TASK GOAL:
Transcribe the whole listing below without changing a word, but leave out every image.

INFORMATION SUPPLIED:

* * * *

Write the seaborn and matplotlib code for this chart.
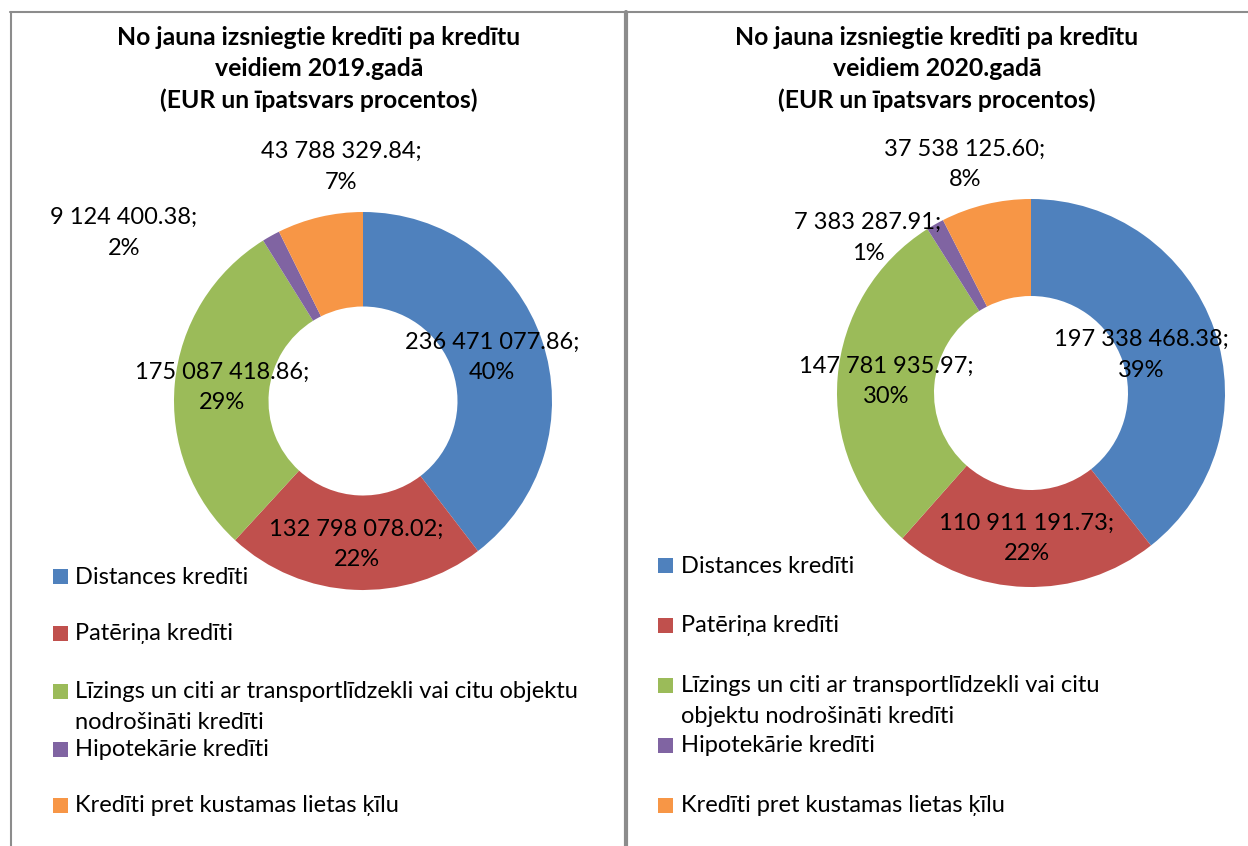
import math
import matplotlib
matplotlib.use("Agg")
import matplotlib.pyplot as plt
import seaborn as sns
from matplotlib.lines import Line2D
from matplotlib.patches import Rectangle

# Kredītu veidi (leģendas teksts)
CATEGORIES_2019 = [
    "Distances kredīti",
    "Patēriņa kredīti",
    "Līzings un citi ar transportlīdzekli vai citu objektu\nnodrošināti kredīti",
    "Hipotekārie kredīti",
    "Kredīti pret kustamas lietas ķīlu",
]
CATEGORIES_2020 = [
    "Distances kredīti",
    "Patēriņa kredīti",
    "Līzings un citi ar transportlīdzekli vai citu\nobjektu nodrošināti kredīti",
    "Hipotekārie kredīti",
    "Kredīti pret kustamas lietas ķīlu",
]
VALUES_2019 = [236471077.86, 132798078.02, 175087418.86, 9124400.38, 43788329.84]
VALUES_2020 = [197338468.38, 110911191.73, 147781935.97, 7383287.91, 37538125.60]
YEARS = ["2019", "2020"]

COLORS = ["#4F81BD", "#C0504D", "#9BBB59", "#8064A2", "#F79646"]

W, H = 1248, 846
FS = 17
LINE_PITCH = 30
LS = 1.55

sns.set_theme(style="white")
plt.rcParams["font.family"] = ["Lato", "DejaVu Sans"]


def pct_labels(values):
    # Excel noapaļo tā, lai summa būtu 100% (lielākā atlikuma metode)
    total = sum(values)
    raw = [v / total * 100 for v in values]
    base = [int(r) for r in raw]
    rest = 100 - sum(base)
    order = sorted(range(len(raw)), key=lambda i: raw[i] - base[i], reverse=True)
    for i in order[:rest]:
        base[i] += 1
    return base


def fmt(v):
    return f"{v:,.2f}".replace(",", " ")


# izkārtojums katram panelim (pikseļos)
panels = [
    dict(x0=0, w=625, cx=363, cy=401, r=189, title_x=319,
         label_r=[0.72, 0.76, 0.75, None, None],
         outside={3: (-1.265, 0.889), 4: (-0.116, 1.238)},
         sq_x=53, txt_x=75, rows=[577, 634, 692, 750, 806]),
    dict(x0=625, w=623, cx=1031 - 625, cy=393, r=194, title_x=937 - 625,
         label_r=[0.60, 0.75, 0.75, None, None],
         outside={3: (-0.840, 0.799), 4: (-0.340, 1.180)},
         sq_x=658 - 625, txt_x=681 - 625, rows=[566, 626, 686, 746, 806]),
]
datasets = [(VALUES_2019, CATEGORIES_2019), (VALUES_2020, CATEGORIES_2020)]

fig = plt.figure(figsize=(W / 100, H / 100), dpi=100)

for p, (values, cats), year in zip(panels, datasets, YEARS):
    ax = fig.add_axes([p["x0"] / W, 0, p["w"] / W, 1])
    cx, cy, R = p["cx"], H - p["cy"], p["r"]
    wedges, _ = ax.pie(values, colors=COLORS, startangle=90, counterclock=False,
                       center=(cx, cy), radius=R,
                       wedgeprops=dict(width=R * 0.5, linewidth=0))
    ax.set_xlim(0, p["w"])
    ax.set_ylim(0, H)
    ax.axis("off")

    pcts = pct_labels(values)
    for i, (wdg, v, pc) in enumerate(zip(wedges, values, pcts)):
        if i in p["outside"]:
            dx, dy = p["outside"][i]
            x, y = cx + dx * R, cy + dy * R
        else:
            ang = math.radians((wdg.theta1 + wdg.theta2) / 2)
            x = cx + p["label_r"][i] * R * math.cos(ang)
            y = cy + p["label_r"][i] * R * math.sin(ang)
        ax.text(x, y, f"{fmt(v)};\n{pc}%", ha="center", va="center",
                fontsize=FS, color="black", linespacing=LS)

    title = ("No jauna izsniegtie kredīti pa kredītu\n"
             f"veidiem {year}.gadā\n(EUR un īpatsvars procentos)")
    ax.text(p["title_x"], H - 69, title, ha="center", va="center",
            fontsize=17.8, fontweight="bold", color="black", linespacing=1.45)

    # leģenda
    for i, (lab, ry) in enumerate(zip(cats, p["rows"])):
        ax.add_patch(Rectangle((p["sq_x"], H - ry - 7), 15, 15,
                               color=COLORS[i], linewidth=0))
        n = lab.count("\n")
        ax.text(p["txt_x"], H - ry - n * LINE_PITCH / 2, lab, ha="left",
                va="center", fontsize=FS, color="black", linespacing=1.6)

# rāmja līnijas
grey = "#8c8c8c"
fig.add_artist(Line2D([10 / W, 1], [1 - 12 / H] * 2, transform=fig.transFigure,
                      color=grey, lw=1.5))
fig.add_artist(Line2D([10.5 / W] * 2, [0, 1 - 12 / H], transform=fig.transFigure,
                      color=grey, lw=1.5))
fig.add_artist(Line2D([625.5 / W] * 2, [0, 1 - 12 / H], transform=fig.transFigure,
                      color=grey, lw=3))

fig.savefig("out.png", dpi=100, facecolor="white")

* * * *

SOLUTION TO THE EXERCISE:
Write the seaborn and matplotlib code for this chart.
import math
import matplotlib
matplotlib.use("Agg")
import matplotlib.pyplot as plt
import seaborn as sns
from matplotlib.lines import Line2D
from matplotlib.patches import Rectangle

# Kredītu veidi (leģendas teksts)
CATEGORIES_2019 = [
    "Distances kredīti",
    "Patēriņa kredīti",
    "Līzings un citi ar transportlīdzekli vai citu objektu\nnodrošināti kredīti",
    "Hipotekārie kredīti",
    "Kredīti pret kustamas lietas ķīlu",
]
CATEGORIES_2020 = [
    "Distances kredīti",
    "Patēriņa kredīti",
    "Līzings un citi ar transportlīdzekli vai citu\nobjektu nodrošināti kredīti",
    "Hipotekārie kredīti",
    "Kredīti pret kustamas lietas ķīlu",
]
VALUES_2019 = [236471077.86, 132798078.02, 175087418.86, 9124400.38, 43788329.84]
VALUES_2020 = [197338468.38, 110911191.73, 147781935.97, 7383287.91, 37538125.60]
YEARS = ["2019", "2020"]

COLORS = ["#4F81BD", "#C0504D", "#9BBB59", "#8064A2", "#F79646"]

W, H = 1248, 846
FS = 17
LINE_PITCH = 30
LS = 1.55

sns.set_theme(style="white")
plt.rcParams["font.family"] = ["Lato", "DejaVu Sans"]


def pct_labels(values):
    # Excel noapaļo tā, lai summa būtu 100% (lielākā atlikuma metode)
    total = sum(values)
    raw = [v / total * 100 for v in values]
    base = [int(r) for r in raw]
    rest = 100 - sum(base)
    order = sorted(range(len(raw)), key=lambda i: raw[i] - base[i], reverse=True)
    for i in order[:rest]:
        base[i] += 1
    return base


def fmt(v):
    return f"{v:,.2f}".replace(",", " ")


# izkārtojums katram panelim (pikseļos)
panels = [
    dict(x0=0, w=625, cx=363, cy=401, r=189, title_x=319,
         label_r=[0.72, 0.76, 0.75, None, None],
         outside={3: (-1.265, 0.889), 4: (-0.116, 1.238)},
         sq_x=53, txt_x=75, rows=[577, 634, 692, 750, 806]),
    dict(x0=625, w=623, cx=1031 - 625, cy=393, r=194, title_x=937 - 625,
         label_r=[0.60, 0.75, 0.75, None, None],
         outside={3: (-0.840, 0.799), 4: (-0.340, 1.180)},
         sq_x=658 - 625, txt_x=681 - 625, rows=[566, 626, 686, 746, 806]),
]
datasets = [(VALUES_2019, CATEGORIES_2019), (VALUES_2020, CATEGORIES_2020)]

fig = plt.figure(figsize=(W / 100, H / 100), dpi=100)

for p, (values, cats), year in zip(panels, datasets, YEARS):
    ax = fig.add_axes([p["x0"] / W, 0, p["w"] / W, 1])
    cx, cy, R = p["cx"], H - p["cy"], p["r"]
    wedges, _ = ax.pie(values, colors=COLORS, startangle=90, counterclock=False,
                       center=(cx, cy), radius=R,
                       wedgeprops=dict(width=R * 0.5, linewidth=0))
    ax.set_xlim(0, p["w"])
    ax.set_ylim(0, H)
    ax.axis("off")

    pcts = pct_labels(values)
    for i, (wdg, v, pc) in enumerate(zip(wedges, values, pcts)):
        if i in p["outside"]:
            dx, dy = p["outside"][i]
            x, y = cx + dx * R, cy + dy * R
        else:
            ang = math.radians((wdg.theta1 + wdg.theta2) / 2)
            x = cx + p["label_r"][i] * R * math.cos(ang)
            y = cy + p["label_r"][i] * R * math.sin(ang)
        ax.text(x, y, f"{fmt(v)};\n{pc}%", ha="center", va="center",
                fontsize=FS, color="black", linespacing=LS)

    title = ("No jauna izsniegtie kredīti pa kredītu\n"
             f"veidiem {year}.gadā\n(EUR un īpatsvars procentos)")
    ax.text(p["title_x"], H - 69, title, ha="center", va="center",
            fontsize=17.8, fontweight="bold", color="black", linespacing=1.45)

    # leģenda
    for i, (lab, ry) in enumerate(zip(cats, p["rows"])):
        ax.add_patch(Rectangle((p["sq_x"], H - ry - 7), 15, 15,
                               color=COLORS[i], linewidth=0))
        n = lab.count("\n")
        ax.text(p["txt_x"], H - ry - n * LINE_PITCH / 2, lab, ha="left",
                va="center", fontsize=FS, color="black", linespacing=1.6)

# rāmja līnijas
grey = "#8c8c8c"
fig.add_artist(Line2D([10 / W, 1], [1 - 12 / H] * 2, transform=fig.transFigure,
                      color=grey, lw=1.5))
fig.add_artist(Line2D([10.5 / W] * 2, [0, 1 - 12 / H], transform=fig.transFigure,
                      color=grey, lw=1.5))
fig.add_artist(Line2D([625.5 / W] * 2, [0, 1 - 12 / H], transform=fig.transFigure,
                      color=grey, lw=3))

fig.savefig("out.png", dpi=100, facecolor="white")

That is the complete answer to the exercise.